Strand has recruited Riley Neal, a Secret Service agent, and it's so so so easy to write her off on appearances alone. You're not going to believe it, but this hardass law enforcement agent — whose job basically consists of nothing more than determining who wants to murder someone important and then getting in between the attacker and the target — is single and tough and has severe eyebrows and a clenched jaw and long, dark hair pulled into a no-nonsense ponytail and the tightest, boringest dress pants you ever did see. You've seen a law-enforcing lady with this look dozens of times before; she fell straight out of the Build-a-Procedural kit, with a set of civvies (dark bootcut jeans, white tank top, and a pastel cashmere hoodie).

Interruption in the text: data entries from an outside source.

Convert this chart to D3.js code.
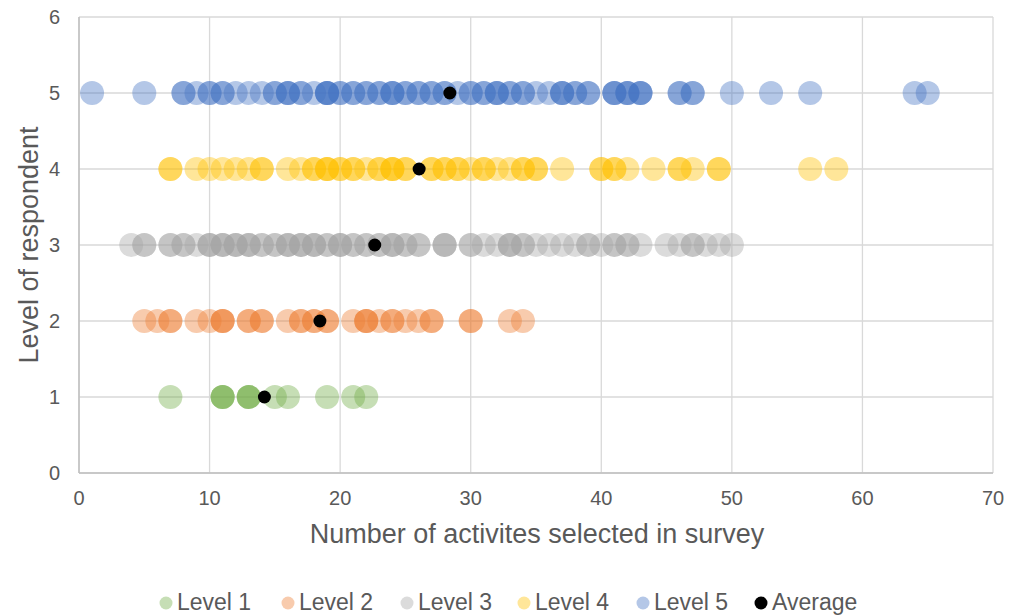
<!DOCTYPE html>
<html>
<head>
<meta charset="utf-8">
<script src="https://cdn.jsdelivr.net/npm/d3@7"></script>
<style>
  body { margin: 0; background: #fff; }
  text { font-family: "Liberation Sans", Arial, sans-serif; fill: #595959; }
</style>
</head>
<body>
<div class="scatter"></div>
<script>
// values, one entry per respondent
var level1 = [7, 11, 11, 11, 13, 13, 13, 15, 16, 19, 21, 22];
var level2 = [5, 6, 7, 7, 9, 10, 11, 11, 11, 13, 13, 14, 14, 16, 17, 17, 18, 18, 19, 19,
              21, 22, 22, 22, 23, 24, 24, 25, 26, 27, 27, 30, 30, 33, 34];
var level3 = [4, 5, 5, 7, 7, 8, 8, 9, 10, 10, 10, 11, 11, 11, 12, 12, 12, 13, 13, 13, 14,
              14, 15, 15, 16, 16, 16, 17, 17, 17, 18, 18, 18, 19, 19, 20, 20, 20, 21, 21,
              22, 22, 23, 23, 24, 24, 24, 25, 25, 26, 26, 28, 28, 28, 30, 30, 31, 32, 33,
              33, 33, 34, 34, 35, 36, 37, 38, 39, 39, 40, 41, 41, 42, 42, 43, 45, 46, 47,
              47, 48, 49, 50];
var level4 = [7, 7, 9, 10, 11, 12, 13, 14, 14, 16, 17, 18, 18, 19, 19, 19, 20, 20, 21, 21,
              22, 23, 23, 24, 24, 24, 25, 25, 27, 27, 28, 28, 29, 29, 30, 31, 31, 32, 33,
              34, 34, 35, 35, 37, 40, 40, 41, 41, 42, 44, 46, 46, 47, 49, 49, 56, 58];
var level5 = [1, 5, 8, 8, 9, 10, 10, 11, 11, 12, 13, 14, 15, 15, 16, 16, 16, 17, 17, 18,
              19, 19, 19, 19, 20, 20, 21, 21, 22, 22, 23, 23, 24, 24, 24, 25, 25, 26, 26,
              27, 27, 28, 28, 29, 30, 30, 31, 31, 32, 32, 32, 33, 33, 34, 34, 35, 36, 37,
              37, 37, 38, 38, 39, 39, 41, 41, 41, 42, 42, 42, 43, 43, 43, 46, 46, 47, 47,
              50, 53, 56, 64, 65];
var averages = [14.2, 18.45, 22.65, 26.05, 28.4];
var seriesNames = ["Level 1", "Level 2", "Level 3", "Level 4", "Level 5", "Average"];
var seriesColors = ["#70ad47", "#ed7d31", "#a5a5a5", "#ffc000", "#4472c4", "#000000"];
var xTicks = [0, 10, 20, 30, 40, 50, 60, 70];
var yTicks = [0, 1, 2, 3, 4, 5, 6];

var levels = [level1, level2, level3, level4, level5];

// set the dimensions and margins of the graph
var margin = {top: 17, right: 24, bottom: 143, left: 79},
    width = 1017 - margin.left - margin.right,
    height = 616 - margin.top - margin.bottom;

var svg = d3.select(".scatter")
  .append("svg")
  .attr("width", 1017)
  .attr("height", 616);

var plot = svg.append("g")
  .attr("transform", "translate(" + margin.left + "," + margin.top + ")");

var x = d3.scaleLinear().domain([0, 70]).range([0, width]);
var y = d3.scaleLinear().domain([0, 6]).range([height, 0]);

// gridlines
plot.selectAll("vgrid")
  .data(xTicks)
  .enter()
  .append("line")
  .attr("x1", function(d) { return x(d); })
  .attr("x2", function(d) { return x(d); })
  .attr("y1", 0)
  .attr("y2", height)
  .attr("stroke", "#d9d9d9")
  .attr("stroke-width", 1.3);

plot.selectAll("hgrid")
  .data(yTicks)
  .enter()
  .append("line")
  .attr("x1", 0)
  .attr("x2", width)
  .attr("y1", function(d) { return y(d); })
  .attr("y2", function(d) { return y(d); })
  .attr("stroke", "#d9d9d9")
  .attr("stroke-width", 1.3);

// axes lines
plot.append("line")
  .attr("x1", 0).attr("x2", 0).attr("y1", 0).attr("y2", height)
  .attr("stroke", "#bfbfbf").attr("stroke-width", 1.5);
plot.append("line")
  .attr("x1", 0).attr("x2", width).attr("y1", height).attr("y2", height)
  .attr("stroke", "#bfbfbf").attr("stroke-width", 1.5);

// tick labels
plot.selectAll("xlabel")
  .data(xTicks)
  .enter()
  .append("text")
  .attr("x", function(d) { return x(d); })
  .attr("y", height + 32)
  .attr("text-anchor", "middle")
  .attr("font-size", "20px")
  .text(function(d) { return d; });

plot.selectAll("ylabel")
  .data(yTicks)
  .enter()
  .append("text")
  .attr("x", -19)
  .attr("y", function(d) { return y(d) + 7; })
  .attr("text-anchor", "end")
  .attr("font-size", "20px")
  .text(function(d) { return d; });

// axis titles
svg.append("text")
  .attr("x", 537)
  .attr("y", 543)
  .attr("text-anchor", "middle")
  .attr("font-size", "27px")
  .text("Number of activites selected in survey");

svg.append("text")
  .attr("transform", "translate(38,245) rotate(-90)")
  .attr("text-anchor", "middle")
  .attr("font-size", "27px")
  .text("Level of respondent");

// points
levels.forEach(function(vals, i) {
  plot.selectAll(".pt" + i)
    .data(vals)
    .enter()
    .append("circle")
    .attr("cx", function(d) { return x(d); })
    .attr("cy", y(i + 1))
    .attr("r", 12)
    .style("fill", seriesColors[i])
    .style("fill-opacity", 0.4);
});

plot.selectAll(".avg")
  .data(averages)
  .enter()
  .append("circle")
  .attr("cx", function(d) { return x(d); })
  .attr("cy", function(d, i) { return y(i + 1); })
  .attr("r", 6.5)
  .style("fill", "#000");

// legend
var legendX = [166, 288, 407, 524, 643, 761];
var legend = svg.selectAll("legend")
  .data(seriesNames)
  .enter()
  .append("g")
  .attr("transform", function(d, i) { return "translate(" + legendX[i] + ",603)"; });

legend.append("circle")
  .attr("r", 6.5)
  .style("fill", function(d, i) { return seriesColors[i]; })
  .style("fill-opacity", function(d, i) { return i < 5 ? 0.4 : 1; });

legend.append("text")
  .attr("x", 11)
  .attr("y", 7)
  .attr("font-size", "23px")
  .text(function(d) { return d; });
</script>
</body>
</html>
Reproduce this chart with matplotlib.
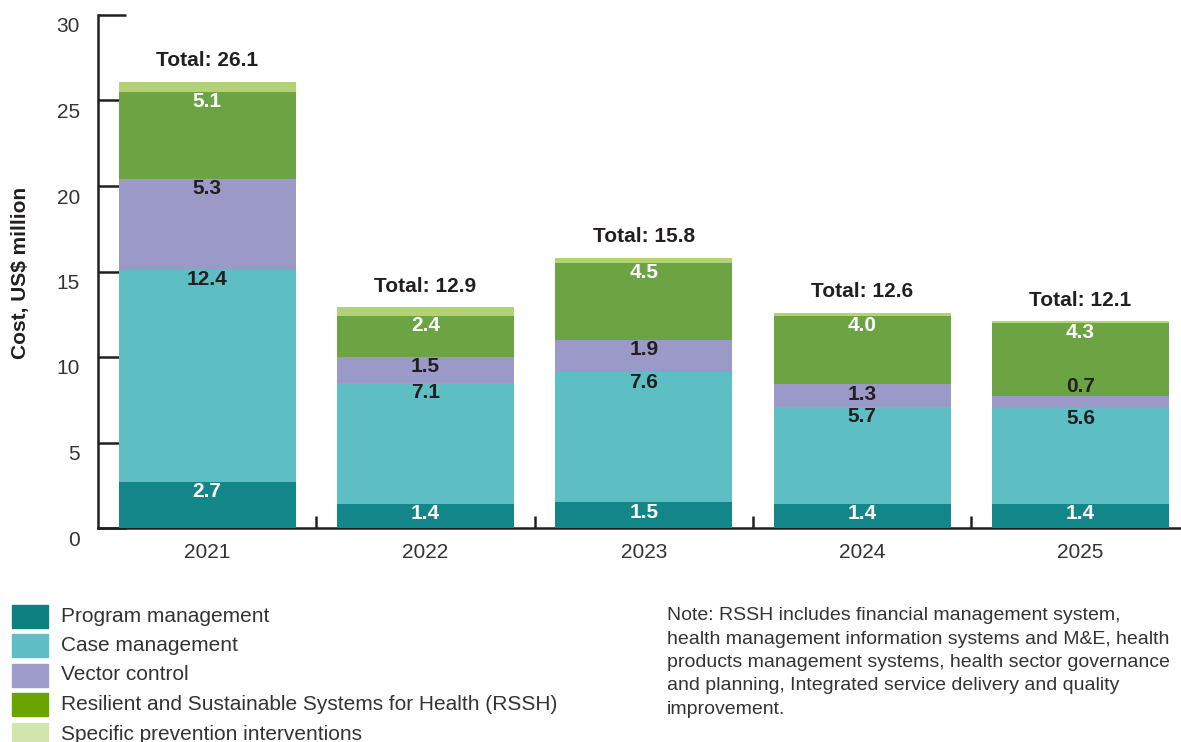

But then, almost immediately, Riley starts defying expectations. She's not awed by the Cyber Command offices or particularly interested in Gabriel's unique upgrade: she's satisfied with the job she has (protecting Sasha and Malia Obama, so duh, of course she is) and thinks Gabriel's a cocky dick. She and Strand argue over who needs or deserves Riley's protective talents more, and it's clear that Riley thinks the President's daughters are more worthy than this one jagoff who happened to be picked for this implausible science experiment.

Early in their acquaintance, Gabriel also announces that he's come across Riley's sealed juvenile record, though he says he has enough class not to read it. This kicks off a runner through the episode as Gabriel "charmingly" tries to guess what a young Riley may have been arrested for: at first, he assumes it was shoplifting, which is typical of girls, and then when he sees her matter-of-factly open a van door with a screwdriver, he changes his guess to car theft. And just when it's starting to seem like the truth about Riley's juvenile arrest is going to be the Dark Secret that doesn't get revealed until a climactic moment in sweeps, she tells Gabriel in the episode's waning moments that her mother got together with an abusive man, and that Riley killed him. There's no further information about how this changed Riley's relationship with her mother or that she's still remorseful about it; this guy was a bad guy, and Riley did what needed to be done.

But by far the best moment for Riley comes when Gabriel follows a lead to an alley behind a paintball place and is soon set upon by some thugs. Gabriel and the head thug have words, and then said thug draws on Gabriel. Of course, Gabriel draws too, but Riley hip-checks Gabriel out of the way and takes over.

Intelligence Intelligence

Does she get shot? Sure. As she tells Gabriel, that's her job. And watching this moment, which happens in just a few seconds, I realized how much I've become accustomed to seeing TV's lady cops hesitate or dither or otherwise waste time being scared. It's fine to be scared, of course. But you also have to get the package out of the way and start returning fire.

As I watched the ultimately unsatisfying Intelligence, I couldn't help thinking about why a show like Alias was fascinating straight out of the gate while Intelligence already feels tired and sad. And I don't want to say it's only because it's about a swaggery guy as opposed to a lady who can get shit done even while having a backstory that makes her interesting rather than "wounded" or "vulnerable" or whatever the hell...but I feel like that might be the case! If the government's weapon were Riley and not Gabriel, it would immediately be more compelling to me: I can imagine an alternate-universe version of the series where she went into the chipping with her eyes wide open because she wanted to be great at fighting all crime, and not because she had her own personal axe to grind. I think I'd even like the show more if Gabriel were Gabrielle, a cocky dick like Amanda Peet in her How I Met Your Mother role, clashing with Riley in ways and for reasons that have nothing to do with whether they want to sleep together although maybe they do. It's just that the guy/girl procedural dyad feels so played out. We need more Rizzolis, more Isleses, and definitely more Sydney Bristows.

Anyway, I'm probably done with Intelligence. But I'll follow Meghan Ory — who almost made me want to stick with it — wherever she goes next.